All that said, it is not the book to grab if one wants to throw together a quick dessert for company. Although some of the recipes are fairly simple, many are daylong, or at least afternoon-long, projects, requiring numerous steps — as well as a trip to a specialty or gourmet grocery.

Since I had been yearning to try my hand at jelly doughnuts for a few months, I to decided to try the book’s recipe for paczki (pronounced punch-key), which I figured was the Polish equivalent of, perhaps even the inspiration for, the Israeli sufganiyot I never got around to making for Chanukah. Glancing quickly at the instructions, I estimated that I could complete the project in two to three hours. It took more like six, however, because the recipe called for a whopping four one-hour risings. Were I a more careful reader, I would have realized this in advance; nonetheless, I was somewhat disgruntled that in the page-long recipe introduction, which elaborates on the customs of “Fat Thursday” (the Polish version of Mardi Gras) and extols the “heavenly” qualities of the dough, there was no warning about the enormous time commitment these doughnuts demand. Since the final product must be consumed immediately (as Mr. Patent correctly notes, they do not store well), the timing logistics are frustratingly tricky — and frankly, I didn’t think the extra steps were worth the trouble. While tasty, the paczki didn’t seem any better to me than the numerous doughnuts I’ve sampled that have been shaped and fried after just one overnight rising in the refrigerator.

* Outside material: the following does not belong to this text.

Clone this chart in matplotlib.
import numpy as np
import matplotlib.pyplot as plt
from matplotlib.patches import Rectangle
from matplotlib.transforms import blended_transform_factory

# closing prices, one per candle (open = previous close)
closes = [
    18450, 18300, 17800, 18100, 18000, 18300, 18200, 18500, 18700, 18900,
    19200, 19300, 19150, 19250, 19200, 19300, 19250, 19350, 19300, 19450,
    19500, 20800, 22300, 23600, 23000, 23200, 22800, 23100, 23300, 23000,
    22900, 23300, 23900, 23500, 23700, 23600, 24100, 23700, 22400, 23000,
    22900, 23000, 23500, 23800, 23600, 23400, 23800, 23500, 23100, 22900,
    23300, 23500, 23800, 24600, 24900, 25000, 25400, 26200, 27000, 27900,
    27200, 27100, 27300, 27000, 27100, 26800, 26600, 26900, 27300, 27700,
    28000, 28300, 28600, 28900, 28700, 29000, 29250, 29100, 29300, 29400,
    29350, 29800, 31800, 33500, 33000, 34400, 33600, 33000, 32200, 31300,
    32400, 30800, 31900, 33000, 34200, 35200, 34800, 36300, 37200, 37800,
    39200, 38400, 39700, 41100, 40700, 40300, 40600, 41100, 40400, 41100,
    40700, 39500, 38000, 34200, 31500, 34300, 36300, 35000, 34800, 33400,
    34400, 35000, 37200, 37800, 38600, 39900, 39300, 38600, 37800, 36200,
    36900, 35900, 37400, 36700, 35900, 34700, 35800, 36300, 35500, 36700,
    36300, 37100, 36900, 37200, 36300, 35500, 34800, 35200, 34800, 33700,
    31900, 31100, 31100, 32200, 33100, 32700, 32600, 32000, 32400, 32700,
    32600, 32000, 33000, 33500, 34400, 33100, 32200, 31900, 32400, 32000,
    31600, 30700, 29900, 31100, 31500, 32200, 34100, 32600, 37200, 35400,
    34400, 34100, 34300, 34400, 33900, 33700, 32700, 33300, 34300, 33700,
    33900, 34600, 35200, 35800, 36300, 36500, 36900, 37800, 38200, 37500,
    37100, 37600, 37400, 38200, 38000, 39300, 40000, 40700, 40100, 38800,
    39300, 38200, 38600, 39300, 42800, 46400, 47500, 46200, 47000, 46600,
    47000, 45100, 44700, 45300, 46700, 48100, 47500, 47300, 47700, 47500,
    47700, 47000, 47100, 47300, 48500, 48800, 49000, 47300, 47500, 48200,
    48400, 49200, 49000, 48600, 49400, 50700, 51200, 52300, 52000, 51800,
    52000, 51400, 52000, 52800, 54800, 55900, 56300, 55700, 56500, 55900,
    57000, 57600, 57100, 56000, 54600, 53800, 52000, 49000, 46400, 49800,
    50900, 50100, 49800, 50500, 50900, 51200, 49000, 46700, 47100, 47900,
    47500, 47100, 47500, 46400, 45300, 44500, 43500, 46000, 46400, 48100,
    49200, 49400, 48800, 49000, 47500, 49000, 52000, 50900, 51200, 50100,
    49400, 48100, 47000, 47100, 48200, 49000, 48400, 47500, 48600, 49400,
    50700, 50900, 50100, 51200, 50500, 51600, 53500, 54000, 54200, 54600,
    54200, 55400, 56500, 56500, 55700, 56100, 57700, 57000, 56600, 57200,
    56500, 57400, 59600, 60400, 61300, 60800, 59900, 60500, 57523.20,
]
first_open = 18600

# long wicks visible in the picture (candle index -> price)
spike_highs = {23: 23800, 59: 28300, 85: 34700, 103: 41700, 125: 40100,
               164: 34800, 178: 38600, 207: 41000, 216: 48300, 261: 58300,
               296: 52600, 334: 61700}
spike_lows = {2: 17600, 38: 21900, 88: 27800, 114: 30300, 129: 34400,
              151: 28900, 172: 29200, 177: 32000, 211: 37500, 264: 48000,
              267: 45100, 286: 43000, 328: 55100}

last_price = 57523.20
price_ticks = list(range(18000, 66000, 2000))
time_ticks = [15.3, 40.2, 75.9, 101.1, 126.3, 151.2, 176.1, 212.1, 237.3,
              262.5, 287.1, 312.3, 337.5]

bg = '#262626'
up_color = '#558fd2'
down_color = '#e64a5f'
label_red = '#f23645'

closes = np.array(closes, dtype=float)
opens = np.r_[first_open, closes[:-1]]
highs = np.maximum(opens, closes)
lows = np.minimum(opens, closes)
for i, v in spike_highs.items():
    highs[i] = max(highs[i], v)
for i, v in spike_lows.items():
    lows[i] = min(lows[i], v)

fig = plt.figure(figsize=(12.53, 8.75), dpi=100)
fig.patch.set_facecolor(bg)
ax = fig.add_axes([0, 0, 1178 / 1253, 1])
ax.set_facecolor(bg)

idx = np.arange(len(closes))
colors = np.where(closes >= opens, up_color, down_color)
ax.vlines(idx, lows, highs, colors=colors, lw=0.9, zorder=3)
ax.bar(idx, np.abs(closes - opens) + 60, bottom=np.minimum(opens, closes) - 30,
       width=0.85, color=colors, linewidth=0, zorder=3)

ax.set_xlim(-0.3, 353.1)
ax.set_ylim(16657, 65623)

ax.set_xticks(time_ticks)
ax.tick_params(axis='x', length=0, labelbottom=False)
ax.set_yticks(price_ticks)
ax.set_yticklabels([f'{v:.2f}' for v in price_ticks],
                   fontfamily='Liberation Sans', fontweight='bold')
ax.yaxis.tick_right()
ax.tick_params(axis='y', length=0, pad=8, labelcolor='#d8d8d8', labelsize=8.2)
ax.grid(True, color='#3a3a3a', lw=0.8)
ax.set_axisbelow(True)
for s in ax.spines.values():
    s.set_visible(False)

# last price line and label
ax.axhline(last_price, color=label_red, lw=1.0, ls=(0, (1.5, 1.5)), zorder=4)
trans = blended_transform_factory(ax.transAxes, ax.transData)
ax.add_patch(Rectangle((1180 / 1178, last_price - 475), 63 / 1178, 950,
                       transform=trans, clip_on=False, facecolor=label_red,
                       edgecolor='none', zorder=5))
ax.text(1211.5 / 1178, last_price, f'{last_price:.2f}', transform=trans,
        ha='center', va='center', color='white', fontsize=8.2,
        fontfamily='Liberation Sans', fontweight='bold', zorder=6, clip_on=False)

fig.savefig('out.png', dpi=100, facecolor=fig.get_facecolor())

Another frustrating aspect of “Baker’s Odyssey” is the arrangement of pictures. While almost 40 of the pastries are featured in the glossy color photo section in the center of the book, simple illustrations accompanying each recipe would have been more useful, especially since many of these delicacies will be unfamiliar to all but the most seasoned connoisseurs of specialty bakeries.

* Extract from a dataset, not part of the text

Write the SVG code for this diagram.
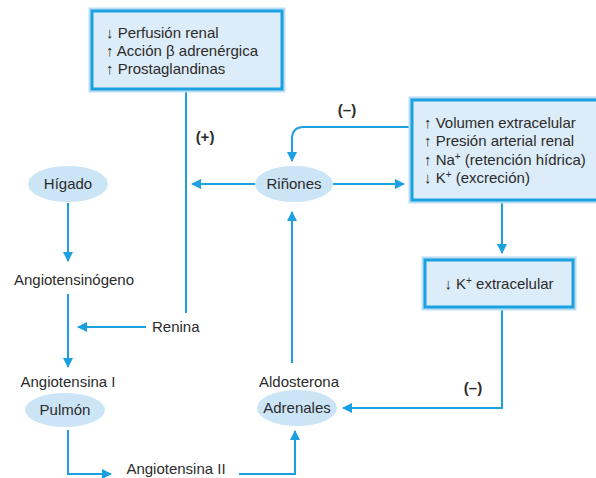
<svg xmlns="http://www.w3.org/2000/svg" width="596" height="478" viewBox="0 0 596 478">
<defs>
<style>
text{font-family:"Liberation Sans",Arial,sans-serif;font-size:15px;fill:#2b2b2b}
.b{font-weight:bold}
.ell{fill:#cce5f6}
.box{fill:#dcecf8;stroke:#1ba0e0;stroke-width:3}
.glow{fill:none;stroke:#b9def5;stroke-width:7}
.c{fill:none;stroke:#1ba0e0;stroke-width:2}
</style>
<marker id="ah" viewBox="0 0 10 10" refX="9" refY="5" markerWidth="10" markerHeight="10" orient="auto" markerUnits="userSpaceOnUse">
<path d="M0,0 L10,5 L0,10 z" fill="#1ba0e0"/>
</marker>
</defs>
<rect width="596" height="478" fill="#fff"/>
<g id="connectors">
<path class="c" d="M186,90 V313"/>
<path class="c" d="M146,327 H78" marker-end="url(#ah)"/>
<path class="c" d="M68,203 V261" marker-end="url(#ah)"/>
<path class="c" d="M68,294 V367" marker-end="url(#ah)"/>
<path class="c" d="M68,430 V474 H111" marker-end="url(#ah)"/>
<path class="c" d="M239,474 H295 V431" marker-end="url(#ah)"/>
<path class="c" d="M292,363 V212" marker-end="url(#ah)"/>
<path class="c" d="M255,184 H192" marker-end="url(#ah)"/>
<path class="c" d="M333,184 H404" marker-end="url(#ah)"/>
<path class="c" d="M412,127 H304 Q292,127 292,139 V161" marker-end="url(#ah)"/>
<path class="c" d="M502,201 V253" marker-end="url(#ah)"/>
<path class="c" d="M502,308 V408 H343" marker-end="url(#ah)"/>
</g>
<g id="box-top">
<rect class="glow" x="92" y="11" width="190" height="78"/>
<rect class="box" x="92" y="11" width="190" height="78"/>
<text x="106" y="38">↓ Perfusión renal</text>
<text x="106" y="56">↑ Acción β adrenérgica</text>
<text x="106" y="74">↑ Prostaglandinas</text>
</g>
<g id="box-right">
<rect class="glow" x="412" y="100" width="188" height="100"/>
<rect class="box" x="412" y="100" width="188" height="100"/>
<text x="424" y="128">↑ Volumen extracelular</text>
<text x="424" y="146">↑ Presión arterial renal</text>
<text x="424" y="165">↑ Na<tspan font-size="10" dy="-5">+</tspan><tspan dy="5"> (retención hídrica)</tspan></text>
<text x="424" y="183">↓ K<tspan font-size="10" dy="-5">+</tspan><tspan dy="5"> (excreción)</tspan></text>
</g>
<g id="box-k">
<rect class="glow" x="425" y="260" width="148" height="47"/>
<rect class="box" x="425" y="260" width="148" height="47"/>
<text x="499" y="289" text-anchor="middle">↓ K<tspan font-size="10" dy="-5">+</tspan><tspan dy="5"> extracelular</tspan></text>
</g>
<g id="higado">
<ellipse class="ell" cx="68" cy="184" rx="40" ry="18"/>
<text x="68" y="189" text-anchor="middle">Hígado</text>
</g>
<g id="rinones">
<ellipse class="ell" cx="294" cy="184" rx="39" ry="18"/>
<text x="294" y="189" text-anchor="middle">Riñones</text>
</g>
<g id="angiotensinogeno">
<text x="74" y="285" text-anchor="middle">Angiotensinógeno</text>
</g>
<g id="renina">
<text x="152" y="332">Renina</text>
</g>
<g id="pulmon">
<text x="68" y="387" text-anchor="middle">Angiotensina I</text>
<ellipse class="ell" cx="65" cy="410" rx="40" ry="17"/>
<text x="65" y="415" text-anchor="middle">Pulmón</text>
</g>
<g id="angiotensina2">
<text x="176" y="474" text-anchor="middle">Angiotensina II</text>
</g>
<g id="adrenales">
<text x="299" y="387" text-anchor="middle">Aldosterona</text>
<ellipse class="ell" cx="297" cy="408" rx="40" ry="18"/>
<text x="297" y="413" text-anchor="middle">Adrenales</text>
</g>
<g id="labels">
<text class="b" x="205" y="142" text-anchor="middle">(+)</text>
<text class="b" x="347" y="115" text-anchor="middle">(–)</text>
<text class="b" x="473" y="393" text-anchor="middle">(–)</text>
</g>
</svg>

I will say, however, that my paczki travails were compensated by my pleasant experience with the sublime Roman Chocolate Cookies (a photo of which appears in the book). The recipe was quite easy, and the final product as satisfyingly chocolaty as a brownie, yet considerably more elegant and sophisticated. Although Mr. Patent didn’t mention this, one bonus of these cookies, especially in a book containing numerous lard-filled and otherwise heart-clogging dishes, was their relatively healthy nature; they are made with olive oil rather than butter. While the rich icing the recipe calls for is luscious, the weight- and health-conscious baker will find that these cookies can also be quite satisfying with just a sprinkling of powdered sugar or a light glaze. Replacing the chocolate chips with dried cherries — one of the book’s suggested variations — would be another painless way to trim the calorie and fat count.

The Roman Chocolate Cookies (recipe at nysun.com) are going to become a regular treat in my house. As for the other pastries, particularly the complex and intimidating ones, this book will help me figure out which pastries I want to try. Then, I’ll leave my kitchen behind and head, instead, for one of the many good international bakeries just a subway ride away.